TASK PROMPT: Quote the listing in full, exactly as given, minus any pictures.
====== DATASET CONTENT ======
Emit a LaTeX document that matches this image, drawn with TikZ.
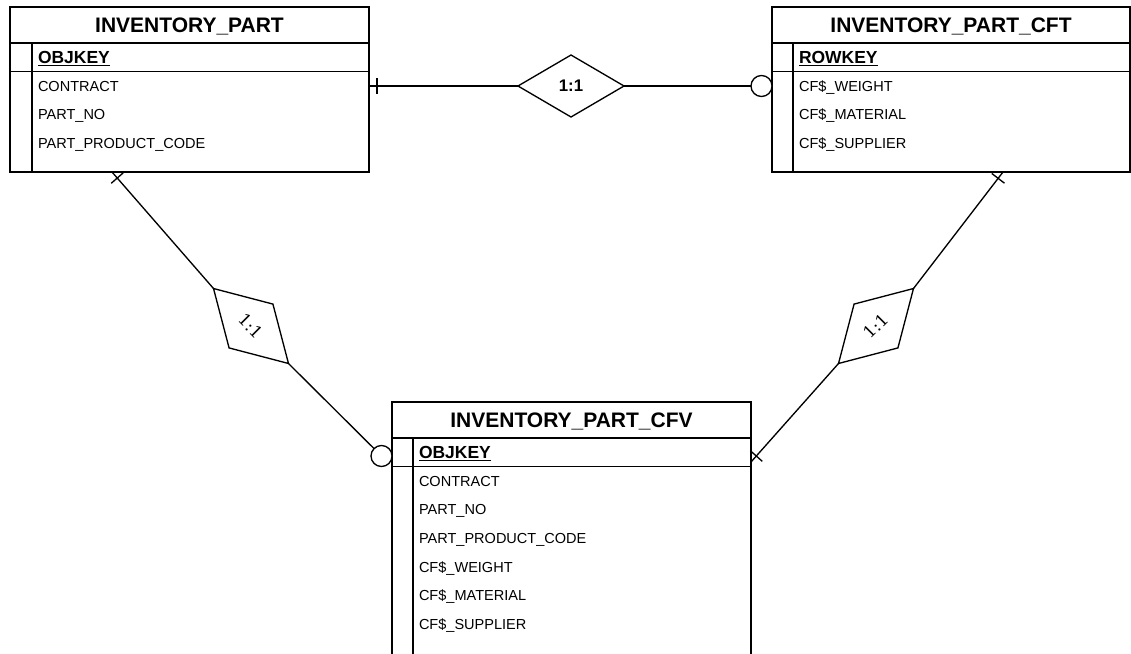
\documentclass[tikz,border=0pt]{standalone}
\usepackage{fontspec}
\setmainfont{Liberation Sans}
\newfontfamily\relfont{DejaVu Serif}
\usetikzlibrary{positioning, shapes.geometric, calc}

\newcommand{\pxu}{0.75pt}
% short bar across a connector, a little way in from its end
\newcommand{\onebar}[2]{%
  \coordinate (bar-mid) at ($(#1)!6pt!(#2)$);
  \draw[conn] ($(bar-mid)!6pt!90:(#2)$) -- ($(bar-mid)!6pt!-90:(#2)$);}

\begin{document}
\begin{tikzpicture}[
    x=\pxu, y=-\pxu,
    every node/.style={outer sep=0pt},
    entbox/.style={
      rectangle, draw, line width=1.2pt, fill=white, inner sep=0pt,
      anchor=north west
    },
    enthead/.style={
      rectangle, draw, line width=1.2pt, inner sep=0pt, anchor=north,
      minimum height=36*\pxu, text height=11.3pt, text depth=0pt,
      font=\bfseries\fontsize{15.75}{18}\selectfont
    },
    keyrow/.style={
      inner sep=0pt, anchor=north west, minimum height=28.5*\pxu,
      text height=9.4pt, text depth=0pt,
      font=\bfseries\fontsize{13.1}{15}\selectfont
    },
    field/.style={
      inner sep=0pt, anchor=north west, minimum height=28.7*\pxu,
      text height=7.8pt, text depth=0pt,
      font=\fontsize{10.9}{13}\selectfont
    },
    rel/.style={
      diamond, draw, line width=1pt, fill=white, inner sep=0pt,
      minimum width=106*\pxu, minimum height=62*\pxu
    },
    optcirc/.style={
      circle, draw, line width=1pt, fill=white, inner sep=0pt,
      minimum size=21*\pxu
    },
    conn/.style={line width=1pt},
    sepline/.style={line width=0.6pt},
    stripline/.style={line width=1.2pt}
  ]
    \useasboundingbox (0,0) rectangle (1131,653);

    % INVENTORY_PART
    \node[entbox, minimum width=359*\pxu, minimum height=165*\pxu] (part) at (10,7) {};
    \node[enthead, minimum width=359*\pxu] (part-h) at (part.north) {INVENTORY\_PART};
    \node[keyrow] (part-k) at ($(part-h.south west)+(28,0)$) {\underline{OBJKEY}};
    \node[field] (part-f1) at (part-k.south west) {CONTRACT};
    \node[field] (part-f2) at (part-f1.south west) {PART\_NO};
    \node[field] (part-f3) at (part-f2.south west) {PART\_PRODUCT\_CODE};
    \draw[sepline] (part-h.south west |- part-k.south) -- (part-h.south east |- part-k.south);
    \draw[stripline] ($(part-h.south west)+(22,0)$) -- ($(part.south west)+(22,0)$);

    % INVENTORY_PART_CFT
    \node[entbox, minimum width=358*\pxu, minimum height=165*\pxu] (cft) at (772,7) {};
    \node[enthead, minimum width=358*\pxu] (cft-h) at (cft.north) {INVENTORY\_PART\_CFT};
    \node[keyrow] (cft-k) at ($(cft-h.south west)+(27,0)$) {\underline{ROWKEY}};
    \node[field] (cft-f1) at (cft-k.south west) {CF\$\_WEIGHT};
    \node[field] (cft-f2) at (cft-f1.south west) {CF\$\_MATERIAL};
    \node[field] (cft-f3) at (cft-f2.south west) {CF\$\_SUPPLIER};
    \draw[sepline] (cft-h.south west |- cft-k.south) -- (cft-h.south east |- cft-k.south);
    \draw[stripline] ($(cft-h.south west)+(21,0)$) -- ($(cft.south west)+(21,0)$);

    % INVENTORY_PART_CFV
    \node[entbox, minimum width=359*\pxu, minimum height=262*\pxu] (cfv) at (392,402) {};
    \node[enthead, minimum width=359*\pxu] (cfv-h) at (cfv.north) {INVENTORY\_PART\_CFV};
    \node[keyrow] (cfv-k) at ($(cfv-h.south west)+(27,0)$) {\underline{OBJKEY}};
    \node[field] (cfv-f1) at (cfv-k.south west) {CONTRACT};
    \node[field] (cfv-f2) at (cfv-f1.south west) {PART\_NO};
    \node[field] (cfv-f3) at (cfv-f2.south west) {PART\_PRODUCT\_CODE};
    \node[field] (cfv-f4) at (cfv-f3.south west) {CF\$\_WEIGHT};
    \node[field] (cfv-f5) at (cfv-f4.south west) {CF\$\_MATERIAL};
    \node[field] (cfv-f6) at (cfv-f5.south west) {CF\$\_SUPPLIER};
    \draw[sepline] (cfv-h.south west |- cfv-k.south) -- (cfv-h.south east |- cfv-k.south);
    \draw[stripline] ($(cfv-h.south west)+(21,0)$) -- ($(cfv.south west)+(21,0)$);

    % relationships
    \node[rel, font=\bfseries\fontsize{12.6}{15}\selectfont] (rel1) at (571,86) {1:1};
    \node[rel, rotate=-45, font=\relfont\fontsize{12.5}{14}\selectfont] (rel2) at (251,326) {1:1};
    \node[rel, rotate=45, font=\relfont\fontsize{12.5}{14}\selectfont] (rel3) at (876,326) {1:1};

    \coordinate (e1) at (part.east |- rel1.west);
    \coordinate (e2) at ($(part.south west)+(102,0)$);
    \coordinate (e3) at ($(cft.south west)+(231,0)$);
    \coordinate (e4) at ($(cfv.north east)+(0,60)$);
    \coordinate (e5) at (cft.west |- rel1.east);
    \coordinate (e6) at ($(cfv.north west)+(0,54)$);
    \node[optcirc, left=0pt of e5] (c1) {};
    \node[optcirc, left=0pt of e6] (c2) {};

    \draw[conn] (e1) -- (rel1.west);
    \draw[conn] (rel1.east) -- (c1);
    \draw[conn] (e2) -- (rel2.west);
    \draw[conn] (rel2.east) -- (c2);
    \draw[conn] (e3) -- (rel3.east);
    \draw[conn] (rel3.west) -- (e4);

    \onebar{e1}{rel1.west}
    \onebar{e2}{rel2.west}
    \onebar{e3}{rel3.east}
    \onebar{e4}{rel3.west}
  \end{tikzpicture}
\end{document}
======
TASK OUTPUT:
Emit a LaTeX document that matches this image, drawn with TikZ.
\documentclass[tikz,border=0pt]{standalone}
\usepackage{fontspec}
\setmainfont{Liberation Sans}
\newfontfamily\relfont{DejaVu Serif}
\usetikzlibrary{positioning, shapes.geometric, calc}

\newcommand{\pxu}{0.75pt}
% short bar across a connector, a little way in from its end
\newcommand{\onebar}[2]{%
  \coordinate (bar-mid) at ($(#1)!6pt!(#2)$);
  \draw[conn] ($(bar-mid)!6pt!90:(#2)$) -- ($(bar-mid)!6pt!-90:(#2)$);}

\begin{document}
\begin{tikzpicture}[
    x=\pxu, y=-\pxu,
    every node/.style={outer sep=0pt},
    entbox/.style={
      rectangle, draw, line width=1.2pt, fill=white, inner sep=0pt,
      anchor=north west
    },
    enthead/.style={
      rectangle, draw, line width=1.2pt, inner sep=0pt, anchor=north,
      minimum height=36*\pxu, text height=11.3pt, text depth=0pt,
      font=\bfseries\fontsize{15.75}{18}\selectfont
    },
    keyrow/.style={
      inner sep=0pt, anchor=north west, minimum height=28.5*\pxu,
      text height=9.4pt, text depth=0pt,
      font=\bfseries\fontsize{13.1}{15}\selectfont
    },
    field/.style={
      inner sep=0pt, anchor=north west, minimum height=28.7*\pxu,
      text height=7.8pt, text depth=0pt,
      font=\fontsize{10.9}{13}\selectfont
    },
    rel/.style={
      diamond, draw, line width=1pt, fill=white, inner sep=0pt,
      minimum width=106*\pxu, minimum height=62*\pxu
    },
    optcirc/.style={
      circle, draw, line width=1pt, fill=white, inner sep=0pt,
      minimum size=21*\pxu
    },
    conn/.style={line width=1pt},
    sepline/.style={line width=0.6pt},
    stripline/.style={line width=1.2pt}
  ]
    \useasboundingbox (0,0) rectangle (1131,653);

    % INVENTORY_PART
    \node[entbox, minimum width=359*\pxu, minimum height=165*\pxu] (part) at (10,7) {};
    \node[enthead, minimum width=359*\pxu] (part-h) at (part.north) {INVENTORY\_PART};
    \node[keyrow] (part-k) at ($(part-h.south west)+(28,0)$) {\underline{OBJKEY}};
    \node[field] (part-f1) at (part-k.south west) {CONTRACT};
    \node[field] (part-f2) at (part-f1.south west) {PART\_NO};
    \node[field] (part-f3) at (part-f2.south west) {PART\_PRODUCT\_CODE};
    \draw[sepline] (part-h.south west |- part-k.south) -- (part-h.south east |- part-k.south);
    \draw[stripline] ($(part-h.south west)+(22,0)$) -- ($(part.south west)+(22,0)$);

    % INVENTORY_PART_CFT
    \node[entbox, minimum width=358*\pxu, minimum height=165*\pxu] (cft) at (772,7) {};
    \node[enthead, minimum width=358*\pxu] (cft-h) at (cft.north) {INVENTORY\_PART\_CFT};
    \node[keyrow] (cft-k) at ($(cft-h.south west)+(27,0)$) {\underline{ROWKEY}};
    \node[field] (cft-f1) at (cft-k.south west) {CF\$\_WEIGHT};
    \node[field] (cft-f2) at (cft-f1.south west) {CF\$\_MATERIAL};
    \node[field] (cft-f3) at (cft-f2.south west) {CF\$\_SUPPLIER};
    \draw[sepline] (cft-h.south west |- cft-k.south) -- (cft-h.south east |- cft-k.south);
    \draw[stripline] ($(cft-h.south west)+(21,0)$) -- ($(cft.south west)+(21,0)$);

    % INVENTORY_PART_CFV
    \node[entbox, minimum width=359*\pxu, minimum height=262*\pxu] (cfv) at (392,402) {};
    \node[enthead, minimum width=359*\pxu] (cfv-h) at (cfv.north) {INVENTORY\_PART\_CFV};
    \node[keyrow] (cfv-k) at ($(cfv-h.south west)+(27,0)$) {\underline{OBJKEY}};
    \node[field] (cfv-f1) at (cfv-k.south west) {CONTRACT};
    \node[field] (cfv-f2) at (cfv-f1.south west) {PART\_NO};
    \node[field] (cfv-f3) at (cfv-f2.south west) {PART\_PRODUCT\_CODE};
    \node[field] (cfv-f4) at (cfv-f3.south west) {CF\$\_WEIGHT};
    \node[field] (cfv-f5) at (cfv-f4.south west) {CF\$\_MATERIAL};
    \node[field] (cfv-f6) at (cfv-f5.south west) {CF\$\_SUPPLIER};
    \draw[sepline] (cfv-h.south west |- cfv-k.south) -- (cfv-h.south east |- cfv-k.south);
    \draw[stripline] ($(cfv-h.south west)+(21,0)$) -- ($(cfv.south west)+(21,0)$);

    % relationships
    \node[rel, font=\bfseries\fontsize{12.6}{15}\selectfont] (rel1) at (571,86) {1:1};
    \node[rel, rotate=-45, font=\relfont\fontsize{12.5}{14}\selectfont] (rel2) at (251,326) {1:1};
    \node[rel, rotate=45, font=\relfont\fontsize{12.5}{14}\selectfont] (rel3) at (876,326) {1:1};

    \coordinate (e1) at (part.east |- rel1.west);
    \coordinate (e2) at ($(part.south west)+(102,0)$);
    \coordinate (e3) at ($(cft.south west)+(231,0)$);
    \coordinate (e4) at ($(cfv.north east)+(0,60)$);
    \coordinate (e5) at (cft.west |- rel1.east);
    \coordinate (e6) at ($(cfv.north west)+(0,54)$);
    \node[optcirc, left=0pt of e5] (c1) {};
    \node[optcirc, left=0pt of e6] (c2) {};

    \draw[conn] (e1) -- (rel1.west);
    \draw[conn] (rel1.east) -- (c1);
    \draw[conn] (e2) -- (rel2.west);
    \draw[conn] (rel2.east) -- (c2);
    \draw[conn] (e3) -- (rel3.east);
    \draw[conn] (rel3.west) -- (e4);

    \onebar{e1}{rel1.west}
    \onebar{e2}{rel2.west}
    \onebar{e3}{rel3.east}
    \onebar{e4}{rel3.west}
  \end{tikzpicture}
\end{document}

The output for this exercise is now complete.